This Week in Space Tech #18
The week of Dec 15 to Dec 21, 2025 brought multiple launch milestones, a major US defense satellite procurement, a new NASA administrator, and fresh focus on space traffic safety.
Welcome to This Week in Space Tech, covering Dec 15 to Dec 21, 2025. Here are the developments that mattered across rockets, government programs, and startups.
Launches and flight milestones
SpaceX kicked off the week with a late night Starlink launch on Dec 15 from Cape Canaveral, keeping its network buildout on a pace that is now constrained more by ground operations than rocket availability.
On Dec 17, SpaceX flew another Starlink mission with a Falcon 9 first stage hitting its 30th flight, a reuse milestone that would have sounded like science fiction just a few years ago.
Europe posted a tangible autonomy win on Dec 17 as Ariane 6 successfully placed two Galileo navigation satellites into orbit, extending the EU’s independent positioning, navigation, and timing capability.
Rocket Lab added two very different beats to the week: an Electron launch on Dec 18 that placed four DiskSat spacecraft into orbit for US government customers, and another Electron mission on Dec 21 that deployed a Japanese iQPS radar imaging satellite to close out the company’s year.

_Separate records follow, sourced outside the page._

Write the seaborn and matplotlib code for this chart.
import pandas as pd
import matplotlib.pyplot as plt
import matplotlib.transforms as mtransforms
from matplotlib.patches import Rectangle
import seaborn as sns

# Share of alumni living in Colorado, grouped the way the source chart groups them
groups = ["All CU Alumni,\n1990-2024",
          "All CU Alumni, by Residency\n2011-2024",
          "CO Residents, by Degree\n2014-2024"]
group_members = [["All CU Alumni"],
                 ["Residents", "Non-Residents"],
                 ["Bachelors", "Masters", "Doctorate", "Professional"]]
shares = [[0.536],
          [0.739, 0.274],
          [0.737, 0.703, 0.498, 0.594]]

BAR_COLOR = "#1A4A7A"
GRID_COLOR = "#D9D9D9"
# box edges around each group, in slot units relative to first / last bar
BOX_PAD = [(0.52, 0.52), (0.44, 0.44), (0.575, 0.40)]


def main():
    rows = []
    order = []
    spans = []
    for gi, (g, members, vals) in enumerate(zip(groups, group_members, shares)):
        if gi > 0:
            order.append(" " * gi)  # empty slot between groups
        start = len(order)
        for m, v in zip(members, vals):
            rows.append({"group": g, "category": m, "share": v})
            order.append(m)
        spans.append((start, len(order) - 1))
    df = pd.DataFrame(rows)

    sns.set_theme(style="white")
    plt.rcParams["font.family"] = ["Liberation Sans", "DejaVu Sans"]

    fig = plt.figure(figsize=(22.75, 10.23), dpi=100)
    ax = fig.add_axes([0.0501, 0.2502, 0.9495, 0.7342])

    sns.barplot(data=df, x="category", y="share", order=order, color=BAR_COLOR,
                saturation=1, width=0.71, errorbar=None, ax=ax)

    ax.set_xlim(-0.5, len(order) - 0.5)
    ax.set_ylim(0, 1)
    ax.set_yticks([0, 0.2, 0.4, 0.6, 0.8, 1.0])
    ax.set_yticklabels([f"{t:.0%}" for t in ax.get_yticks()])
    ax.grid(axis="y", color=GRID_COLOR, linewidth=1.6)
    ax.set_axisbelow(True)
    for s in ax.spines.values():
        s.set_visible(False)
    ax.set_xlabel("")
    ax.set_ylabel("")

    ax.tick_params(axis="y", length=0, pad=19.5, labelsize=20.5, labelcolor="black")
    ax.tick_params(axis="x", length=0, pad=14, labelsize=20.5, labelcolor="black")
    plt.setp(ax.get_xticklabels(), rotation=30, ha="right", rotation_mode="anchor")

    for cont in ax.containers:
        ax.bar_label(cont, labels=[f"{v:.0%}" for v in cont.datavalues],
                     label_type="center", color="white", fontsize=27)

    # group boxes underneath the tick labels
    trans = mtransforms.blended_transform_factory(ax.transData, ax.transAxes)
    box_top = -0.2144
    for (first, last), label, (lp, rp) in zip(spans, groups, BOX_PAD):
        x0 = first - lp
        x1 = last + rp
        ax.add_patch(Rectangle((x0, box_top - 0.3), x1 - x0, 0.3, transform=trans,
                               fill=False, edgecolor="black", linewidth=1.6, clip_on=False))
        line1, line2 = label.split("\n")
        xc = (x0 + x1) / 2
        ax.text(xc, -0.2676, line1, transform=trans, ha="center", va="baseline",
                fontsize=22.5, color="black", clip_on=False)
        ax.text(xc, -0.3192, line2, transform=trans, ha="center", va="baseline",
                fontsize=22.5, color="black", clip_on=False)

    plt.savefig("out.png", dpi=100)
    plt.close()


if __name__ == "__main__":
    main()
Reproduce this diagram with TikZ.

Government, defense, and program direction
On Dec 17, the US Senate confirmed Jared Isaacman as NASA administrator, handing the agency a leader with deep commercial space ties at a moment when Artemis timelines, budgets, and industrial strategy are all in flux.
On Dec 19, the Space Development Agency awarded roughly $3.5 billion across four contractors to build 72 missile warning and tracking satellites for Tranche 3, a clear signal that proliferated LEO is now the default architecture for high priority defense missions.
The SDA awards also reinforced a broader shift: primes still win big, but newer space manufacturers are increasingly landing prime roles rather than staying stuck as suppliers.
Startup money and commercial deals
On Dec 18, AnySignal raised a $24 million Series A to scale its space communications platform, a bet that the next bottleneck is not only launch or satellites, but reliable links, interoperability, and high rate operations across crowded orbits.
Space safety and on orbit operations
On Dec 17, a Starlink satellite suffered an on orbit anomaly that produced debris and triggered close monitoring, a small incident that still lands on the desks of regulators and insurers because the LEO environment is now densely populated and operationally interdependent.
The takeaway is not panic, it is maturity: operators are being forced into airline style thinking, with fleet wide fixes, standardized reporting, and tighter coordination becoming part of day to day business.
Asia’s steady drumbeat
China launched a Long March 5 mission on Dec 21 carrying a communications technology test satellite, underlining how much emphasis Beijing is placing on high rate links and multi band capability as it scales both civil and strategic space infrastructure.